TO BE DONE
Output the first line of the listing and each line after it, up to and including the line that contains "const DRAG_F = [0.02, 0.0, 0.0, 0.0];", exactly as written, minus the pictures.
>>>
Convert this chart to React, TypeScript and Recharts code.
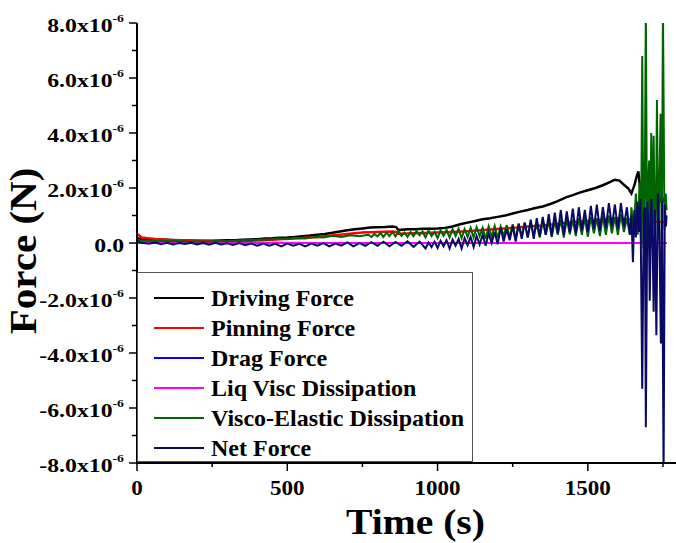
import { LineChart, Line, XAxis, YAxis, Legend } from "recharts";

const FONT = '"Liberation Serif", "Times New Roman", serif';

// time (s) and force (in units of 1e-6 N)
const DRIVE_T = [
  0, 10, 25, 50, 75, 100, 125, 150, 175, 200,
  225, 250, 275, 300, 325, 350, 375, 400, 425, 450,
  475, 500, 525, 550, 575, 600, 625, 650, 675, 700,
  725, 750, 775, 800, 825, 850, 862, 870, 900, 925,
  950, 975, 1000, 1025, 1050, 1075, 1100, 1125, 1150, 1175,
  1200, 1225, 1250, 1275, 1300, 1325, 1350, 1375, 1400, 1425,
  1450, 1475, 1500, 1525, 1550, 1575, 1590, 1605, 1620, 1635,
  1645, 1655, 1662, 1668, 1675, 1685, 1695, 1705, 1715, 1725,
  1735, 1745, 1755, 1762,
];
const DRIVE_F = [
  0.18, 0.15, 0.14, 0.13, 0.12, 0.12, 0.10, 0.10, 0.09, 0.08,
  0.08, 0.08, 0.09, 0.10, 0.10, 0.12, 0.13, 0.14, 0.16, 0.17,
  0.19, 0.20, 0.22, 0.25, 0.27, 0.30, 0.33, 0.37, 0.42, 0.46,
  0.50, 0.53, 0.56, 0.57, 0.58, 0.60, 0.58, 0.47, 0.50, 0.50,
  0.52, 0.52, 0.53, 0.55, 0.60, 0.68, 0.74, 0.80, 0.86, 0.90,
  0.95, 1.00, 1.07, 1.14, 1.20, 1.27, 1.33, 1.42, 1.52, 1.65,
  1.74, 1.84, 1.92, 2.00, 2.10, 2.22, 2.30, 2.27, 2.12, 1.98,
  1.80, 2.10, 2.40, 2.60, 1.90, 1.60, 1.80, 1.50, 1.70, 1.60,
  1.40, 1.70, 1.50, 1.55,
];

const PIN_T = [
  0, 5, 15, 30, 60, 100, 150, 200, 250, 300,
  350, 400, 450, 500, 550, 600, 650, 700, 750, 800,
  850, 862, 870, 900, 950, 1000, 1050, 1100, 1150, 1200,
  1250, 1300, 1350, 1400, 1450, 1500, 1550, 1600, 1650, 1700,
  1762,
];
const PIN_F = [
  0.32, 0.30, 0.20, 0.18, 0.15, 0.12, 0.10, 0.08, 0.06, 0.05,
  0.07, 0.10, 0.12, 0.15, 0.18, 0.22, 0.27, 0.33, 0.38, 0.40,
  0.42, 0.40, 0.34, 0.35, 0.36, 0.38, 0.40, 0.43, 0.47, 0.51,
  0.55, 0.60, 0.64, 0.70, 0.76, 0.80, 0.85, 0.90, 0.85, 0.80,
  0.75,
];

const DRAG_T = [0, 600, 1200, 1762];
const DRAG_F = [0.02, 0.0, 0.0, 0.0];

const LIQ_T = [0, 600, 1200, 1762];
const LIQ_F = [0.0, 0.0, 0.0, 0.0];

const VISCO_T = [
  0, 20, 50, 80, 110, 140, 170, 200, 230, 260,
  290, 320, 350, 380, 410, 440, 470, 500, 530, 560,
  590, 620, 650, 680, 710, 740, 770,
  780, 790, 800, 810, 820, 830, 840, 850, 860, 870,
  880, 890, 900, 910, 920, 930, 940, 950, 960, 970,
  980, 990, 1000, 1010, 1020, 1030, 1040, 1050, 1060, 1070,
  1080, 1090, 1100, 1110, 1120, 1130, 1140, 1150, 1160, 1170,
  1180, 1190, 1200, 1210, 1220, 1230, 1240, 1250, 1260, 1270,
  1280, 1290, 1300, 1310, 1320, 1330, 1340, 1350, 1360, 1370,
  1380, 1390, 1400, 1410, 1420, 1430, 1440, 1450, 1460, 1470,
  1480, 1490, 1500, 1510, 1520, 1530, 1540, 1550, 1560, 1570,
  1580, 1590, 1600, 1610, 1620, 1630, 1640,
  1645, 1652, 1660, 1666, 1672, 1677, 1681, 1685, 1689, 1693,
  1697, 1700, 1704, 1707, 1711, 1715, 1719, 1723, 1727, 1730,
  1734, 1738, 1742, 1746, 1750, 1755, 1759, 1762,
];
const VISCO_F = [
  0.10, 0.08, 0.07, 0.08, 0.06, 0.07, 0.05, 0.06, 0.05, 0.07,
  0.06, 0.08, 0.10, 0.09, 0.13, 0.12, 0.16, 0.14, 0.18, 0.16,
  0.22, 0.20, 0.26, 0.22, 0.28, 0.25, 0.30,
  0.22, 0.33, 0.24, 0.36, 0.22, 0.38, 0.25, 0.40, 0.24, 0.42,
  0.26, 0.38, 0.22, 0.40, 0.25, 0.44, 0.28, 0.42, 0.20, 0.45,
  0.25, 0.40, 0.18, 0.46, 0.26, 0.48, 0.20, 0.50, 0.25, 0.52,
  0.18, 0.50, 0.22, 0.55, 0.20, 0.58, 0.25, 0.55, 0.15, 0.60,
  0.22, 0.62, 0.18, 0.60, 0.25, 0.65, 0.20, 0.68, 0.15, 0.70,
  0.25, 0.72, 0.20, 0.75, 0.28, 0.70, 0.20, 0.78, 0.30, 0.80,
  0.22, 0.82, 0.30, 0.85, 0.20, 0.88, 0.32, 0.85, 0.25, 0.90,
  0.30, 0.92, 0.22, 0.95, 0.35, 0.90, 0.25, 0.98, 0.30, 1.00,
  0.35, 0.95, 0.30, 1.05, 0.40, 0.90, 0.30,
  1.30, 0.50, 1.80, 0.30, 2.20, 0.00, 6.80, -0.20, 1.20, 8.50,
  -0.30, 2.00, 3.00, 0.20, 4.00, 0.40, 3.90, -0.10, 1.50, 5.20,
  0.30, 2.00, 4.70, 0.00, 8.50, 0.50, 1.80, 1.20,
];

const NET_T = [
  0, 10, 20, 40, 60, 80, 100, 120, 140, 160,
  180, 200, 220, 240, 260, 280, 300, 320, 340, 360,
  380, 400, 420, 440, 460, 480, 500, 520, 540, 560,
  580, 600, 620, 640, 660, 680, 700, 720, 740, 760,
  780, 800, 820, 840, 860, 880, 900, 920, 940, 960,
  970, 980, 990, 1000, 1010, 1020, 1030, 1040, 1050, 1060,
  1070, 1080, 1090, 1100, 1110, 1120, 1130, 1140, 1150, 1160,
  1170, 1180, 1190, 1200, 1210, 1220, 1230, 1240, 1250, 1260,
  1270, 1280, 1290, 1300, 1310, 1320, 1330, 1340, 1350, 1360,
  1370, 1380, 1390, 1400, 1410, 1420, 1430, 1440, 1450, 1460,
  1470, 1480, 1490, 1500, 1510, 1520, 1530, 1540, 1550, 1560,
  1570, 1580, 1590, 1600, 1610, 1620, 1630, 1640,
  1645, 1650, 1655, 1660, 1665, 1670, 1675, 1681, 1686, 1690,
  1693, 1698, 1703, 1706, 1711, 1715, 1719, 1723, 1728, 1733,
  1738, 1743, 1747, 1752, 1756, 1760, 1762,
];
const NET_F = [
  0.08, 0.02, 0.00, -0.03, 0.02, -0.04, 0.01, -0.05, 0.00, -0.04,
  0.01, -0.05, 0.00, -0.06, 0.01, -0.05, -0.01, -0.07, 0.00, -0.08,
  -0.02, -0.10, -0.02, -0.10, -0.03, -0.12, -0.02, -0.10, -0.03, -0.12,
  -0.02, -0.10, 0.00, -0.12, -0.02, -0.10, 0.02, -0.12, 0.00, -0.10,
  0.03, -0.10, 0.05, -0.12, 0.04, -0.10, 0.06, -0.14, 0.05, -0.20,
  0.02, -0.15, 0.05, -0.18, 0.08, -0.12, 0.10, -0.20, 0.12, -0.10,
  0.15, -0.20, 0.18, -0.08, 0.22, -0.15, 0.25, -0.05, 0.30, -0.10,
  0.35, 0.00, 0.40, -0.05, 0.55, 0.05, 0.50, 0.10, 0.62, 0.05,
  0.70, 0.15, 0.75, 0.20, 0.85, 0.15, 0.90, 0.25, 0.95, 0.30,
  1.05, 0.25, 1.10, 0.35, 1.20, 0.30, 1.15, 0.40, 1.25, 0.35,
  1.30, 0.45, 1.20, 0.40, 1.35, 0.50, 1.40, 0.45, 1.30, 0.55,
  1.45, 0.60, 1.40, 0.50, 1.45, 0.60, 1.30, 0.30,
  1.00, -0.70, 1.20, 0.20, 1.50, 0.40, 1.60, -5.30, 1.00, 1.30,
  -6.70, 1.50, 0.50, -2.10, 1.60, 0.30, -2.50, 1.20, -3.35, 1.80,
  0.40, -3.65, 1.50, -8.50, 1.40, 0.60, 1.00,
];

const X_TICKS = [0, 250, 500, 750, 1000, 1250, 1500, 1750];
const Y_TICKS = [-8, -7, -6, -5, -4, -3, -2, -1, 0, 1, 2, 3, 4, 5, 6, 7, 8];
const RIGHT_TICKS = [0, 1, 2, 3, 4, 5, 6, 7, 8, 9, 10, 11];

const SERIES = [
  { name: "Driving Force", color: "#000000", t: DRIVE_T, f: DRIVE_F, w: 2.5 },
  { name: "Pinning Force", color: "#ff0000", t: PIN_T, f: PIN_F, w: 2.5 },
  { name: "Drag Force", color: "#0000ff", t: DRAG_T, f: DRAG_F, w: 2 },
  { name: "Liq Visc Dissipation", color: "#ff00ff", t: LIQ_T, f: LIQ_F, w: 2 },
  { name: "Visco-Elastic Dissipation", color: "#006400", t: VISCO_T, f: VISCO_F, w: 2 },
  { name: "Net Force", color: "#0a0a64", t: NET_T, f: NET_F, w: 2 },
];

const toPoints = (ts: number[], fs: number[]) => ts.map((t, i) => ({ t, f: fs[i] }));

function LeftTick({ x, y, payload }: any) {
  const v = payload.value;
  const major = v % 2 === 0;
  return (
    <g>
      <line x1={x - (major ? 8 : 5)} x2={x} y1={y} y2={y} stroke="#000" strokeWidth={1.5} />
      {major && (
        <text
          transform={`translate(${x - 13},${y + 9}) scale(1.25,1)`}
          textAnchor="end"
          fontFamily={FONT}
          fontWeight="bold"
          fontSize={19}
          fill="#000"
        >
          {v === 0 ? "0.0" : `${v.toFixed(1)}x10`}
          {v !== 0 && <tspan fontSize={11} dy={-10}>-6</tspan>}
        </text>
      )}
    </g>
  );
}

function BottomTick({ x, y, payload }: any) {
  const v = payload.value;
  const major = v % 500 === 0;
  return (
    <g>
      <line x1={x} x2={x} y1={y} y2={y + (major ? 8 : 4)} stroke="#000" strokeWidth={1.5} />
      {major && (
        <text
          transform={`translate(${x},${y + 32}) scale(1.15,1)`}
          textAnchor="middle"
          fontFamily={FONT}
          fontWeight="bold"
          fontSize={20}
          fill="#000"
        >
          {v}
        </text>
      )}
    </g>
  );
}

function TopTick({ x, y, payload }: any) {
  const major = payload.value % 500 === 0;
  return <line x1={x} x2={x} y1={y} y2={y + (major ? 9 : 4)} stroke="#000" strokeWidth={1.5} />;
}

function RightTick({ x, y }: any) {
  return <line x1={x - 6} x2={x} y1={y} y2={y} stroke="#000" strokeWidth={1.5} />;
}

function TimeTitle({ viewBox }: any) {
  const cx = viewBox.x + viewBox.width / 2 + 8;
  return (
    <text
      transform={`translate(${cx},${viewBox.y + 71}) scale(1.1,1)`}
      textAnchor="middle"
      fontFamily={FONT}
      fontWeight="bold"
      fontSize={36}
      fill="#000"
    >
      Time (s)
    </text>
  );
}

function ForceTitle({ viewBox }: any) {
  const cy = viewBox.y + viewBox.height / 2 + 8;
  return (
    <text
      transform={`translate(${viewBox.x + 36},${cy}) rotate(-90) scale(1.08,1)`}
      textAnchor="middle"
      fontFamily={FONT}
      fontWeight="bold"
      fontSize={38}
      fill="#000"
    >
      Force (N)
    </text>
  );
}

function LegendBox() {
  return (
    <div
      style={{
        width: 336,
        height: 190,
        boxSizing: "border-box",
        border: "1px solid #555",
        background: "#fff",
        paddingTop: 10,
      }}
    >
      {SERIES.map((s) => (
        <div key={s.name} style={{ display: "flex", alignItems: "center", height: 30 }}>
          <span style={{ display: "inline-block", marginLeft: 16, width: 50, height: 2, background: s.color }} />
          <span
            style={{
              marginLeft: 7,
              fontFamily: FONT,
              fontWeight: "bold",
              fontSize: 24,
              lineHeight: "30px",
              color: "#000",
              whiteSpace: "nowrap",
            }}
          >
            {s.name}
          </span>
        </div>
      ))}
    </div>
  );
}

export default function App() {
  return (
    <div style={{ position: "fixed", left: 0, top: 0, width: 676, height: 543, overflow: "hidden", background: "#fff" }}>
      <LineChart width={690} height={543} margin={{ top: 23, right: 12, bottom: 0, left: 0 }}>
        <XAxis
          dataKey="t"
          type="number"
          domain={[0, 1800]}
          ticks={X_TICKS}
          interval={0}
          allowDataOverflow
          height={80}
          tickSize={0}
          tickMargin={0}
          tickLine={false}
          axisLine={{ stroke: "#000", strokeWidth: 2 }}
          tick={BottomTick}
          label={{ content: (p: any) => <TimeTitle viewBox={p.viewBox} /> }}
        />
        <XAxis
          xAxisId="top"
          orientation="top"
          type="number"
          domain={[0, 1800]}
          ticks={X_TICKS}
          interval={0}
          height={0}
          tickSize={0}
          tickMargin={0}
          tickLine={false}
          axisLine={{ stroke: "#000", strokeWidth: 2 }}
          tick={TopTick}
        />
        <YAxis
          type="number"
          domain={[-8, 8]}
          ticks={Y_TICKS}
          interval={0}
          allowDataOverflow
          width={137}
          tickSize={0}
          tickMargin={0}
          tickLine={false}
          axisLine={{ stroke: "#000", strokeWidth: 2 }}
          tick={LeftTick}
          label={{ content: (p: any) => <ForceTitle viewBox={p.viewBox} /> }}
        />
        <YAxis
          yAxisId="right"
          orientation="right"
          type="number"
          domain={[0, 11]}
          ticks={RIGHT_TICKS}
          interval={0}
          width={0}
          tickSize={0}
          tickMargin={0}
          tickLine={false}
          axisLine={{ stroke: "#000", strokeWidth: 2 }}
          tick={RightTick}
        />
        {SERIES.map((s) => (
          <Line
            key={s.name}
            name={s.name}
            data={toPoints(s.t, s.f)}
            dataKey="f"
            type="linear"
            stroke={s.color}
            strokeWidth={s.w}
            dot={false}
            activeDot={false}
            isAnimationActive={false}
          />
        ))}
        <Legend
          layout="vertical"
          align="center"
          verticalAlign="middle"
          content={<LegendBox />}
          wrapperStyle={{ left: 137, top: 272, width: 336, height: 190 }}
        />
      </LineChart>
    </div>
  );
}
<<<
RESULT BELOW
Convert this chart to React, TypeScript and Recharts code.
import { LineChart, Line, XAxis, YAxis, Legend } from "recharts";

const FONT = '"Liberation Serif", "Times New Roman", serif';

// time (s) and force (in units of 1e-6 N)
const DRIVE_T = [
  0, 10, 25, 50, 75, 100, 125, 150, 175, 200,
  225, 250, 275, 300, 325, 350, 375, 400, 425, 450,
  475, 500, 525, 550, 575, 600, 625, 650, 675, 700,
  725, 750, 775, 800, 825, 850, 862, 870, 900, 925,
  950, 975, 1000, 1025, 1050, 1075, 1100, 1125, 1150, 1175,
  1200, 1225, 1250, 1275, 1300, 1325, 1350, 1375, 1400, 1425,
  1450, 1475, 1500, 1525, 1550, 1575, 1590, 1605, 1620, 1635,
  1645, 1655, 1662, 1668, 1675, 1685, 1695, 1705, 1715, 1725,
  1735, 1745, 1755, 1762,
];
const DRIVE_F = [
  0.18, 0.15, 0.14, 0.13, 0.12, 0.12, 0.10, 0.10, 0.09, 0.08,
  0.08, 0.08, 0.09, 0.10, 0.10, 0.12, 0.13, 0.14, 0.16, 0.17,
  0.19, 0.20, 0.22, 0.25, 0.27, 0.30, 0.33, 0.37, 0.42, 0.46,
  0.50, 0.53, 0.56, 0.57, 0.58, 0.60, 0.58, 0.47, 0.50, 0.50,
  0.52, 0.52, 0.53, 0.55, 0.60, 0.68, 0.74, 0.80, 0.86, 0.90,
  0.95, 1.00, 1.07, 1.14, 1.20, 1.27, 1.33, 1.42, 1.52, 1.65,
  1.74, 1.84, 1.92, 2.00, 2.10, 2.22, 2.30, 2.27, 2.12, 1.98,
  1.80, 2.10, 2.40, 2.60, 1.90, 1.60, 1.80, 1.50, 1.70, 1.60,
  1.40, 1.70, 1.50, 1.55,
];

const PIN_T = [
  0, 5, 15, 30, 60, 100, 150, 200, 250, 300,
  350, 400, 450, 500, 550, 600, 650, 700, 750, 800,
  850, 862, 870, 900, 950, 1000, 1050, 1100, 1150, 1200,
  1250, 1300, 1350, 1400, 1450, 1500, 1550, 1600, 1650, 1700,
  1762,
];
const PIN_F = [
  0.32, 0.30, 0.20, 0.18, 0.15, 0.12, 0.10, 0.08, 0.06, 0.05,
  0.07, 0.10, 0.12, 0.15, 0.18, 0.22, 0.27, 0.33, 0.38, 0.40,
  0.42, 0.40, 0.34, 0.35, 0.36, 0.38, 0.40, 0.43, 0.47, 0.51,
  0.55, 0.60, 0.64, 0.70, 0.76, 0.80, 0.85, 0.90, 0.85, 0.80,
  0.75,
];

const DRAG_T = [0, 600, 1200, 1762];
const DRAG_F = [0.02, 0.0, 0.0, 0.0];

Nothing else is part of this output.